#### [Exercise description]
Return each line of the data below verbatim; pictures are to be left out.
──────── Supplied data ────────
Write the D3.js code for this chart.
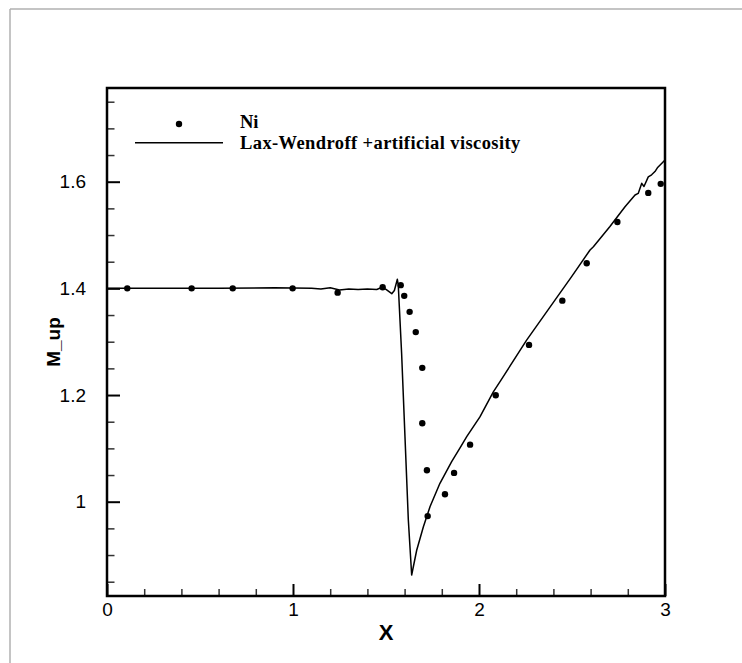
<!DOCTYPE html>
<html>
<head>
<meta charset="utf-8">
<script src="https://cdn.jsdelivr.net/npm/d3@7"></script>
<style>
  html, body { margin: 0; padding: 0; background: #fff; }
  svg { display: block; }
</style>
</head>
<body>
<div id="chart"></div>
<script>
// ---- data ----
const niX = [0.109, 0.455, 0.676, 0.998, 1.240, 1.482, 1.579, 1.598, 1.627, 1.660, 1.695, 1.695,
             1.720, 1.724, 1.817, 1.866, 1.952, 2.090, 2.269, 2.448, 2.579, 2.744, 2.910, 2.977];
const niY = [1.400, 1.400, 1.400, 1.400, 1.392, 1.402, 1.406, 1.386, 1.356, 1.318, 1.251, 1.147,
             1.059, 0.973, 1.014, 1.054, 1.107, 1.1995, 1.294, 1.377, 1.447, 1.5245, 1.579, 1.596];

const lwX = [0.0, 0.3, 0.6, 0.9, 1.1, 1.15, 1.2, 1.25, 1.3, 1.35, 1.4, 1.45, 1.48, 1.50, 1.531, 1.545,
             1.561, 1.566, 1.584, 1.602, 1.620, 1.638, 1.665, 1.701, 1.737, 1.790, 1.853, 1.898,
             1.934, 2.005, 2.077, 2.113, 2.256, 2.435, 2.498, 2.597, 2.615, 2.704, 2.785, 2.839,
             2.856, 2.875, 2.887, 2.910, 2.928, 2.946, 2.959, 2.991, 3.0];
const lwY = [1.400, 1.400, 1.400, 1.401, 1.400, 1.399, 1.401, 1.397, 1.399, 1.398, 1.399, 1.398, 1.402, 1.398, 1.390, 1.396,
             1.417, 1.406, 1.278, 1.122, 0.966, 0.8626, 0.909, 0.953, 0.991, 1.0345, 1.075, 1.101,
             1.122, 1.159, 1.206, 1.225, 1.303, 1.391, 1.422, 1.472, 1.478, 1.516, 1.553, 1.575,
             1.578, 1.597, 1.591, 1.609, 1.613, 1.619, 1.626, 1.6375, 1.640];

const xMajorTicks = [0, 1, 2, 3];
const xTickLabels = ["0", "1", "2", "3"];
const yMajorTicks = [1.0, 1.2, 1.4, 1.6];
const yTickLabels = ["1", "1.2", "1.4", "1.6"];
const xMinorTicks = [0.2, 0.4, 0.6, 0.8, 1.2, 1.4, 1.6, 1.8, 2.2, 2.4, 2.6, 2.8];
const yMinorTicks = [0.85, 0.9, 0.95, 1.05, 1.1, 1.15, 1.25, 1.3, 1.35, 1.45, 1.5, 1.55, 1.65, 1.7, 1.75];

const legendLabels = ["Ni", "Lax-Wendroff +artificial viscosity"];
const xTitle = "X";
const yTitle = "M_up";

// ---- layout ----
const W = 742, H = 663;
const margin = { left: 107, top: 88, right: 77, bottom: 67 };
const pw = W - margin.left - margin.right;   // 558
const ph = H - margin.top - margin.bottom;   // 508

const svg = d3.select("#chart").append("svg").attr("width", W).attr("height", H);

// outer gray frame (top and left visible)
svg.append("line").attr("x1", 10).attr("y1", 9).attr("x2", W).attr("y2", 9)
  .attr("stroke", "#b0b0b0").attr("stroke-width", 1.5);
svg.append("line").attr("x1", 10).attr("y1", 9).attr("x2", 10).attr("y2", H)
  .attr("stroke", "#b0b0b0").attr("stroke-width", 1.5);

const x = d3.scaleLinear().domain([0, 3]).range([0, pw]);
const y = d3.scaleLinear().domain([0.8232, 1.7757]).range([ph, 0]);

const g = svg.append("g").attr("transform", `translate(${margin.left},${margin.top})`);

// clip
g.append("clipPath").attr("id", "clip").append("rect").attr("width", pw).attr("height", ph);

// line series
const line = d3.line().x((d, i) => x(lwX[i])).y((d, i) => y(lwY[i]));
g.append("path").datum(lwX).attr("d", line).attr("fill", "none")
  .attr("stroke", "#000").attr("stroke-width", 1.5).attr("stroke-linejoin", "round")
  .attr("clip-path", "url(#clip)");

// dots
g.selectAll("circle.ni").data(niX).join("circle").attr("class", "ni")
  .attr("cx", (d) => x(d)).attr("cy", (d, i) => y(niY[i])).attr("r", 3.2).attr("fill", "#000");

// axes (ticks inward)
const xAxisMajor = d3.axisBottom(x).tickValues(xMajorTicks).tickSizeInner(-12).tickSizeOuter(0)
  .tickFormat((d, i) => xTickLabels[i]).tickPadding(20);
const gx = g.append("g").attr("transform", `translate(0,${ph})`).call(xAxisMajor);
gx.select(".domain").remove();
gx.selectAll(".tick line").attr("stroke", "#000").attr("stroke-width", 2);
gx.selectAll(".tick text").attr("font-family", "Liberation Sans, Arial, sans-serif")
  .attr("font-size", 19).attr("fill", "#000").attr("dy", "0");

const xAxisMinor = d3.axisBottom(x).tickValues(xMinorTicks).tickSizeInner(-7).tickSizeOuter(0).tickFormat("");
const gxm = g.append("g").attr("transform", `translate(0,${ph})`).call(xAxisMinor);
gxm.select(".domain").remove();
gxm.selectAll(".tick line").attr("stroke", "#333").attr("stroke-width", 1.5);

const yAxisMajor = d3.axisLeft(y).tickValues(yMajorTicks).tickSizeInner(-13).tickSizeOuter(0)
  .tickFormat((d, i) => yTickLabels[i]).tickPadding(21);
const gy = g.append("g").call(yAxisMajor);
gy.select(".domain").remove();
gy.selectAll(".tick line").attr("stroke", "#000").attr("stroke-width", 2);
gy.selectAll(".tick text").attr("font-family", "Liberation Sans, Arial, sans-serif")
  .attr("font-size", 19).attr("fill", "#000");

const yAxisMinor = d3.axisLeft(y).tickValues(yMinorTicks).tickSizeInner(-7.5).tickSizeOuter(0).tickFormat("");
const gym = g.append("g").call(yAxisMinor);
gym.select(".domain").remove();
gym.selectAll(".tick line").attr("stroke", "#333").attr("stroke-width", 1.5);

// frame
g.append("rect").attr("x", 0).attr("y", 0).attr("width", pw).attr("height", ph)
  .attr("fill", "none").attr("stroke", "#000").attr("stroke-width", 2.5);

// axis titles
svg.append("text").attr("x", margin.left + pw / 2).attr("y", 640).attr("text-anchor", "middle")
  .attr("font-family", "Liberation Sans, Arial, sans-serif").attr("font-weight", "bold")
  .attr("font-size", 22).text(xTitle);
svg.append("text").attr("transform", `translate(60,${margin.top + ph / 2}) rotate(-90)`)
  .attr("text-anchor", "middle")
  .attr("font-family", "Liberation Sans, Arial, sans-serif").attr("font-weight", "bold")
  .attr("font-size", 19).text(yTitle);

// legend
svg.append("circle").attr("cx", 179).attr("cy", 124).attr("r", 3.2).attr("fill", "#000");
svg.append("line").attr("x1", 135).attr("x2", 223).attr("y1", 142.7).attr("y2", 142.7)
  .attr("stroke", "#000").attr("stroke-width", 1.5);
svg.append("text").attr("x", 240).attr("y", 128)
  .attr("font-family", "Liberation Serif, Times New Roman, serif").attr("font-weight", "bold")
  .attr("font-size", 18.5).text(legendLabels[0]);
svg.append("text").attr("x", 240).attr("y", 149)
  .attr("font-family", "Liberation Serif, Times New Roman, serif").attr("font-weight", "bold")
  .attr("font-size", 18.5).attr("letter-spacing", 0.4).text(legendLabels[1]);
</script>
</body>
</html>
────────
#### [Solution]
Write the D3.js code for this chart.
<!DOCTYPE html>
<html>
<head>
<meta charset="utf-8">
<script src="https://cdn.jsdelivr.net/npm/d3@7"></script>
<style>
  html, body { margin: 0; padding: 0; background: #fff; }
  svg { display: block; }
</style>
</head>
<body>
<div id="chart"></div>
<script>
// ---- data ----
const niX = [0.109, 0.455, 0.676, 0.998, 1.240, 1.482, 1.579, 1.598, 1.627, 1.660, 1.695, 1.695,
             1.720, 1.724, 1.817, 1.866, 1.952, 2.090, 2.269, 2.448, 2.579, 2.744, 2.910, 2.977];
const niY = [1.400, 1.400, 1.400, 1.400, 1.392, 1.402, 1.406, 1.386, 1.356, 1.318, 1.251, 1.147,
             1.059, 0.973, 1.014, 1.054, 1.107, 1.1995, 1.294, 1.377, 1.447, 1.5245, 1.579, 1.596];

const lwX = [0.0, 0.3, 0.6, 0.9, 1.1, 1.15, 1.2, 1.25, 1.3, 1.35, 1.4, 1.45, 1.48, 1.50, 1.531, 1.545,
             1.561, 1.566, 1.584, 1.602, 1.620, 1.638, 1.665, 1.701, 1.737, 1.790, 1.853, 1.898,
             1.934, 2.005, 2.077, 2.113, 2.256, 2.435, 2.498, 2.597, 2.615, 2.704, 2.785, 2.839,
             2.856, 2.875, 2.887, 2.910, 2.928, 2.946, 2.959, 2.991, 3.0];
const lwY = [1.400, 1.400, 1.400, 1.401, 1.400, 1.399, 1.401, 1.397, 1.399, 1.398, 1.399, 1.398, 1.402, 1.398, 1.390, 1.396,
             1.417, 1.406, 1.278, 1.122, 0.966, 0.8626, 0.909, 0.953, 0.991, 1.0345, 1.075, 1.101,
             1.122, 1.159, 1.206, 1.225, 1.303, 1.391, 1.422, 1.472, 1.478, 1.516, 1.553, 1.575,
             1.578, 1.597, 1.591, 1.609, 1.613, 1.619, 1.626, 1.6375, 1.640];

const xMajorTicks = [0, 1, 2, 3];
const xTickLabels = ["0", "1", "2", "3"];
const yMajorTicks = [1.0, 1.2, 1.4, 1.6];
const yTickLabels = ["1", "1.2", "1.4", "1.6"];
const xMinorTicks = [0.2, 0.4, 0.6, 0.8, 1.2, 1.4, 1.6, 1.8, 2.2, 2.4, 2.6, 2.8];
const yMinorTicks = [0.85, 0.9, 0.95, 1.05, 1.1, 1.15, 1.25, 1.3, 1.35, 1.45, 1.5, 1.55, 1.65, 1.7, 1.75];

const legendLabels = ["Ni", "Lax-Wendroff +artificial viscosity"];
const xTitle = "X";
const yTitle = "M_up";

// ---- layout ----
const W = 742, H = 663;
const margin = { left: 107, top: 88, right: 77, bottom: 67 };
const pw = W - margin.left - margin.right;   // 558
const ph = H - margin.top - margin.bottom;   // 508

const svg = d3.select("#chart").append("svg").attr("width", W).attr("height", H);

// outer gray frame (top and left visible)
svg.append("line").attr("x1", 10).attr("y1", 9).attr("x2", W).attr("y2", 9)
  .attr("stroke", "#b0b0b0").attr("stroke-width", 1.5);
svg.append("line").attr("x1", 10).attr("y1", 9).attr("x2", 10).attr("y2", H)
  .attr("stroke", "#b0b0b0").attr("stroke-width", 1.5);

const x = d3.scaleLinear().domain([0, 3]).range([0, pw]);
const y = d3.scaleLinear().domain([0.8232, 1.7757]).range([ph, 0]);

const g = svg.append("g").attr("transform", `translate(${margin.left},${margin.top})`);

// clip
g.append("clipPath").attr("id", "clip").append("rect").attr("width", pw).attr("height", ph);

// line series
const line = d3.line().x((d, i) => x(lwX[i])).y((d, i) => y(lwY[i]));
g.append("path").datum(lwX).attr("d", line).attr("fill", "none")
  .attr("stroke", "#000").attr("stroke-width", 1.5).attr("stroke-linejoin", "round")
  .attr("clip-path", "url(#clip)");

// dots
g.selectAll("circle.ni").data(niX).join("circle").attr("class", "ni")
  .attr("cx", (d) => x(d)).attr("cy", (d, i) => y(niY[i])).attr("r", 3.2).attr("fill", "#000");

// axes (ticks inward)
const xAxisMajor = d3.axisBottom(x).tickValues(xMajorTicks).tickSizeInner(-12).tickSizeOuter(0)
  .tickFormat((d, i) => xTickLabels[i]).tickPadding(20);
const gx = g.append("g").attr("transform", `translate(0,${ph})`).call(xAxisMajor);
gx.select(".domain").remove();
gx.selectAll(".tick line").attr("stroke", "#000").attr("stroke-width", 2);
gx.selectAll(".tick text").attr("font-family", "Liberation Sans, Arial, sans-serif")
  .attr("font-size", 19).attr("fill", "#000").attr("dy", "0");

const xAxisMinor = d3.axisBottom(x).tickValues(xMinorTicks).tickSizeInner(-7).tickSizeOuter(0).tickFormat("");
const gxm = g.append("g").attr("transform", `translate(0,${ph})`).call(xAxisMinor);
gxm.select(".domain").remove();
gxm.selectAll(".tick line").attr("stroke", "#333").attr("stroke-width", 1.5);

const yAxisMajor = d3.axisLeft(y).tickValues(yMajorTicks).tickSizeInner(-13).tickSizeOuter(0)
  .tickFormat((d, i) => yTickLabels[i]).tickPadding(21);
const gy = g.append("g").call(yAxisMajor);
gy.select(".domain").remove();
gy.selectAll(".tick line").attr("stroke", "#000").attr("stroke-width", 2);
gy.selectAll(".tick text").attr("font-family", "Liberation Sans, Arial, sans-serif")
  .attr("font-size", 19).attr("fill", "#000");

const yAxisMinor = d3.axisLeft(y).tickValues(yMinorTicks).tickSizeInner(-7.5).tickSizeOuter(0).tickFormat("");
const gym = g.append("g").call(yAxisMinor);
gym.select(".domain").remove();
gym.selectAll(".tick line").attr("stroke", "#333").attr("stroke-width", 1.5);

// frame
g.append("rect").attr("x", 0).attr("y", 0).attr("width", pw).attr("height", ph)
  .attr("fill", "none").attr("stroke", "#000").attr("stroke-width", 2.5);

// axis titles
svg.append("text").attr("x", margin.left + pw / 2).attr("y", 640).attr("text-anchor", "middle")
  .attr("font-family", "Liberation Sans, Arial, sans-serif").attr("font-weight", "bold")
  .attr("font-size", 22).text(xTitle);
svg.append("text").attr("transform", `translate(60,${margin.top + ph / 2}) rotate(-90)`)
  .attr("text-anchor", "middle")
  .attr("font-family", "Liberation Sans, Arial, sans-serif").attr("font-weight", "bold")
  .attr("font-size", 19).text(yTitle);

// legend
svg.append("circle").attr("cx", 179).attr("cy", 124).attr("r", 3.2).attr("fill", "#000");
svg.append("line").attr("x1", 135).attr("x2", 223).attr("y1", 142.7).attr("y2", 142.7)
  .attr("stroke", "#000").attr("stroke-width", 1.5);
svg.append("text").attr("x", 240).attr("y", 128)
  .attr("font-family", "Liberation Serif, Times New Roman, serif").attr("font-weight", "bold")
  .attr("font-size", 18.5).text(legendLabels[0]);
svg.append("text").attr("x", 240).attr("y", 149)
  .attr("font-family", "Liberation Serif, Times New Roman, serif").attr("font-weight", "bold")
  .attr("font-size", 18.5).attr("letter-spacing", 0.4).text(legendLabels[1]);
</script>
</body>
</html>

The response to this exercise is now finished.